L'avocat de la Fraternité des policiers de Montréal, Me Michael Stober, a voulu montrer «l'autre côté de la médaille», hier, en plaidant que les deux agents n'ont pas eu de traitement de faveur. La veille, l'un des avocats du clan Villanueva, Me Alain Arsenault, avait fait valoir que les jeunes témoins avaient été «isolés» pour éviter qu'ils accordent leur version, alors que les mêmes précautions n'avaient pas été prises pour les deux agents. L'agent Lapointe s'est prévalu de son droit au silence comme n'importe quel suspect dans une affaire criminelle, a fait valoir Me Stober à l'enquêteur Duchesne, en accord avec lui.
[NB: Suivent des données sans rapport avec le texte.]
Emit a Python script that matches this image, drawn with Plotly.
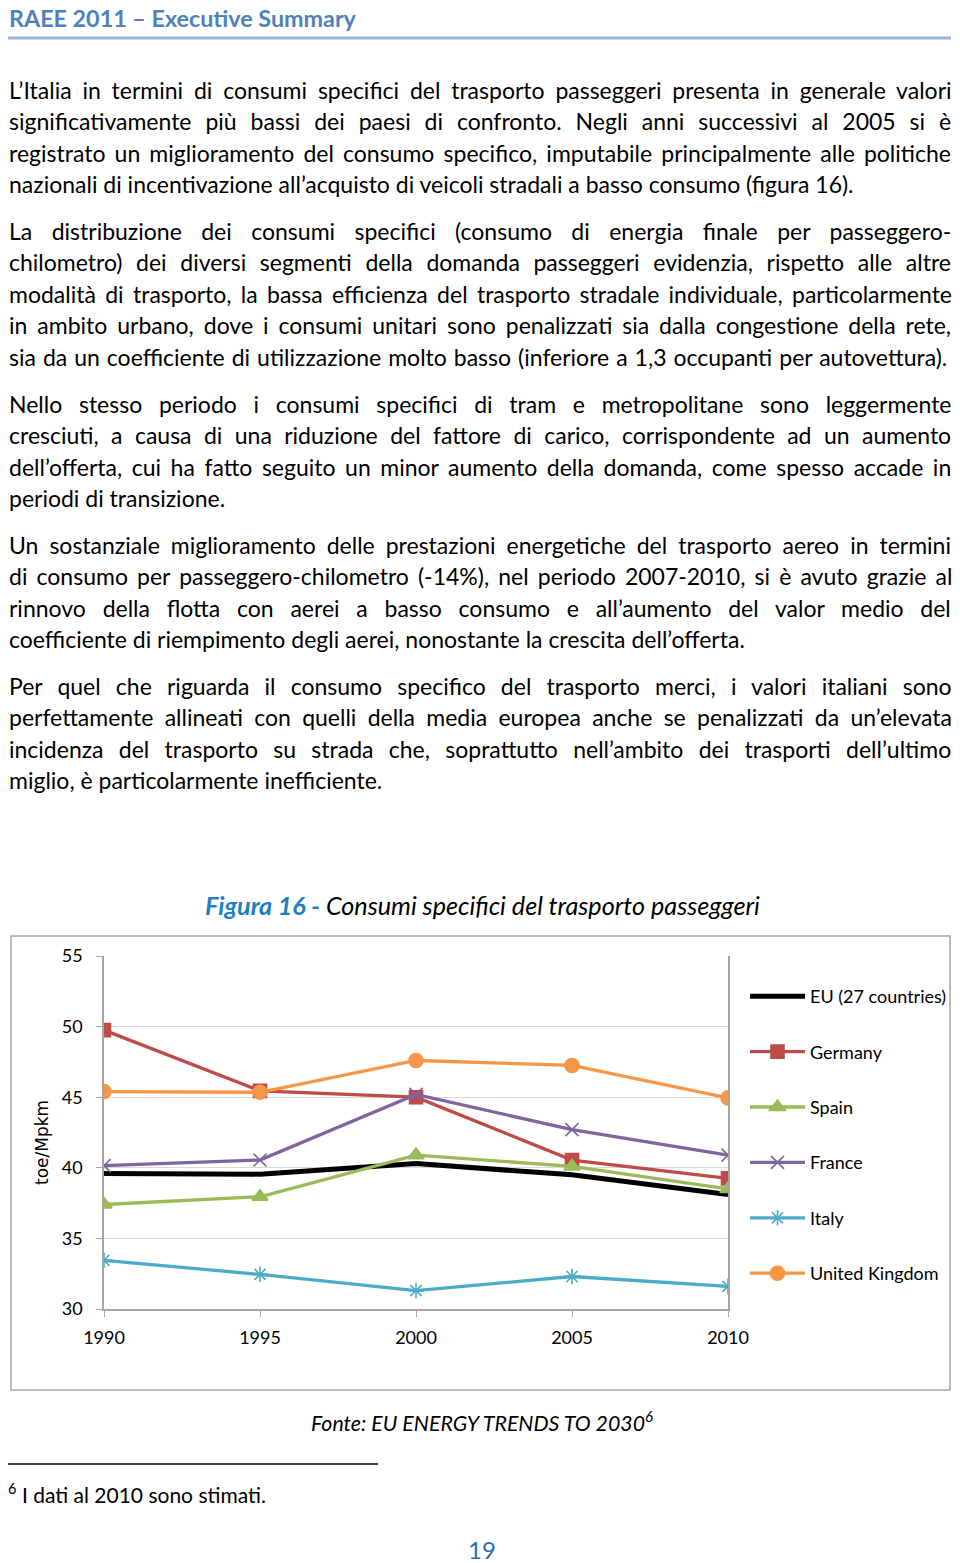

À son tour de contre-interroger l'enquêteur Duchesne, le porte-parole de la Coalition contre la répression et les abus policiers, Alexandre Popovic, a brandi un communiqué de la police de Montréal envoyé vers 22h le soir du drame. Le service de relations médias du SPVM y relate qu'«un bon nombre d'individus se sont rués vers les policiers et les ont agressés». L'enquêteur Duchesne a convenu que le terme «rués» est inexact. Et que «des policiers» ne se sont pas fait attaquer. Ce qui a fait dire à M. Popovic que cette «version officielle reprise par les médias était colorée, amplifiée et déformée».